Rus yazar Anton Çehov’un sosyal medya sayfamda çokça paylaştığım bir sözü var:

"En tehlikeli insan tipi, az anlayan, çok inanandır…"

Önceki gün bu sözü bir kez daha paylaşım yaptım.

Tamda ülkemizde bugünkü insan tipolojisine uygun bir sözdür!

Sosyal medya üzerinde tartışmaya açılan ve hızla yayılan bir konuya hemen balıklama atlayıp üzerine yargı oluşturmak başkaca nasıl açıklanabilir ki?

Bilmediği, anlamadığı bir şey üzerine varsayımlar üzerinden fikir yürütmek tamda cahillere uygun davranıştır.

Araştırma, sorgulama yok tamamen içgüdüler ve ötekine karşı negatif bakış açısı üzerinden yargı oluşturmak toplumun önemli kesiminde mevcut.

Sosyal medya bu anlamda en iyi örnektir.

Geçenlerde bir takipçim başka birisinin Atatürk ile ilgili bir sözü paylaşımını sayfasında alıntılamış.

Baktım ve araştırdım Atatürk’ün böyle bir sözü, konuşması yok.

Birisi kafasına göre uyduruk ve de çok saçma bir şeyi yazıp sayfasında paylaşmış.

Başka birisi de hemen bunu kopyalamış sayfasında paylaşmış!

Arkadaş yazılanları oku, araştır sonra doğruysa herkesle paylaş.

Yok!

Ne araştırma ne sorgulama var.

Yalana, olmayan şeylere kanarak destek veriyor.

İnsanı öteki canlılardan ayıran en kayda değer özelliği düşünme yeteneğidir.

İnsan bu özelliği sayesinde bugünkü muhteşem konumuna ulaşmıştır.

Tabi ki düşünme yetisini kullanmazsanız bir işe yaramaz!

Başkalarına göre yaşar ve davranırsınız.

Bir ömrü iradenizi başkalarına teslim ederek tüketirsiniz.

Beynini kullanmayanların en belirginleri ‘biat’ edenlerdir.
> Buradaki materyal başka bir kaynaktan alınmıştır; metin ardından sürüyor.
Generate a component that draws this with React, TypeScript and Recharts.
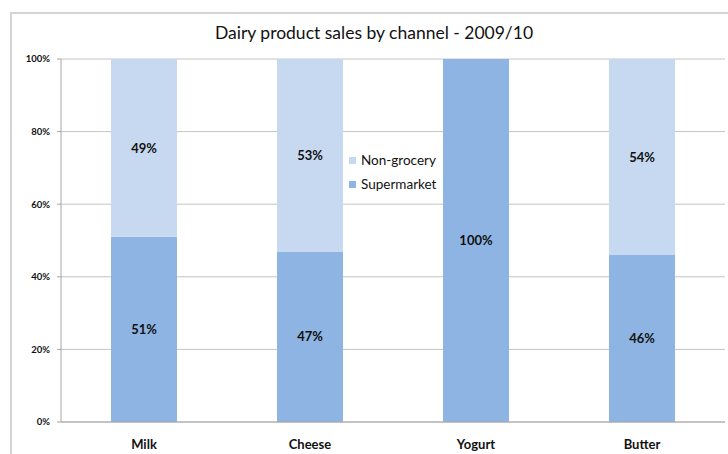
import React from "react";
import { BarChart, Bar, XAxis, YAxis, CartesianGrid, LabelList } from "recharts";

const categories = ["Milk", "Cheese", "Yogurt", "Butter"];
const supermarket = [51, 47, 100, 46];
const nonGrocery = [49, 53, 0, 54];
const yTicks = [0, 20, 40, 60, 80, 100];
const legendItems = ["Non-grocery", "Supermarket"];

const data = categories.map((c, i) => ({
  name: c,
  Supermarket: supermarket[i],
  "Non-grocery": nonGrocery[i],
}));

const FONT = "Lato, 'Liberation Sans', sans-serif";
const LIGHT = "#c6d9f1";
const DARK = "#8eb4e3";
const colorOf: Record<string, string> = { "Non-grocery": LIGHT, Supermarket: DARK };

const fmt = (v: any) => (Number(v) > 0 ? `${v}%` : "");
const labelStyle = { fontFamily: FONT, fontSize: 13, fontWeight: 700, fill: "#111" };

export default function App() {
  return (
    <div style={{ position: "absolute", left: 0, top: 0, width: 728, height: 454, overflow: "hidden", background: "#fff" }}>
      <div
        style={{
          position: "absolute",
          left: 10,
          top: 12,
          width: 740,
          height: 460,
          border: "2px solid #d4d4d4",
          boxSizing: "border-box",
        }}
      />
      <div
        style={{
          position: "absolute",
          left: 0,
          top: 22,
          width: 748,
          textAlign: "center",
          fontFamily: FONT,
          fontSize: 17.5,
          color: "#111",
        }}
      >
        Dairy product sales by channel - 2009/10
      </div>
      <div style={{ position: "absolute", left: 0, top: 0 }}>
        <BarChart
          width={728}
          height={454}
          data={data}
          margin={{ top: 59, right: 3, bottom: 0, left: 0 }}
        >
          <CartesianGrid vertical={false} stroke="#c4c4c4" />
          <XAxis
            dataKey="name"
            height={32}
            tickLine={false}
            tickSize={0}
            tickMargin={18}
            axisLine={{ stroke: "#a6a6a6" }}
            tick={{ fontFamily: FONT, fontSize: 13, fontWeight: 700, fill: "#111" }}
          />
          <YAxis
            width={61}
            domain={[0, 100]}
            ticks={yTicks}
            tickFormatter={(v: number) => `${v}%`}
            tickSize={4}
            tickMargin={7}
            axisLine={{ stroke: "#a6a6a6" }}
            tickLine={{ stroke: "#a6a6a6" }}
            tick={{ fontFamily: FONT, fontSize: 9.5, fontWeight: 700, fill: "#111" }}
          />
          <Bar dataKey="Supermarket" stackId="a" fill={DARK} barSize={66} isAnimationActive={false}>
            <LabelList dataKey="Supermarket" position="center" formatter={fmt} style={labelStyle} />
          </Bar>
          <Bar dataKey="Non-grocery" stackId="a" fill={LIGHT} barSize={66} isAnimationActive={false}>
            <LabelList dataKey="Non-grocery" position="center" formatter={fmt} style={labelStyle} />
          </Bar>
        </BarChart>
      </div>
      <div
        style={{
          position: "absolute",
          left: 344,
          top: 148,
          width: 98,
          height: 50,
          background: "#fff",
          fontFamily: FONT,
          fontSize: 13.5,
          color: "#111",
        }}
      >
        {legendItems.map((n) => (
          <div key={n} style={{ display: "flex", alignItems: "center", height: 24, paddingLeft: 5 }}>
            <span style={{ display: "inline-block", width: 7, height: 7, background: colorOf[n], marginRight: 5 }} />
            <span style={{ whiteSpace: "nowrap" }}>{n}</span>
          </div>
        ))}
      </div>
    </div>
  );
}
Kendi aklını kullanmak yerine aklını başkalarına kullandıranlarda düşünme yetisi nötralize durumdadır.

Sosyal medyada, sokakta, mahallede bunlardan bolca görmek mümkün.

Akıllarını kullanmak, düşüncesini ifade etmek gibi bir dertleri yok.

İşlerine gelen ve kulaktan dolma ıvır, zıvır her şeye hemencecik inanırlar.

Sonrasında ise inanılmaz şekilde düşmanca bir hat örüp kendisi gibi düşünmeyenlere karşı tutum alırlar.

Ne demişler, ‘’Düşünen insan bilir, düşünmeyen inanır’’.

Ülke olarak eğer şimdi her konuda çok iyi yerlerde değilsek bunun nedeni düşünmeyen, sorgulamayan toplumsal yapıdır.

Sistemin sahipleri de bunda oldukça memnundur.

Konuşmayan, hakkını, hukukunu, aramayan topluluk muktedirlerin iktidarda kalmalarını sağlar.

Zalimlerin varlığı işte bu cahiller sayesindedir.

Okuyan, araştıran, soruşturan ve itiraz eden insanlar ülkenin aydınlık geleceğidir.

O yüzden çocuklarımızı okumaya sevk edelim, düşünme yetilerini kullanmasına destek olalım.

Unutmayalım, düşünmek insana has bir özelliktir!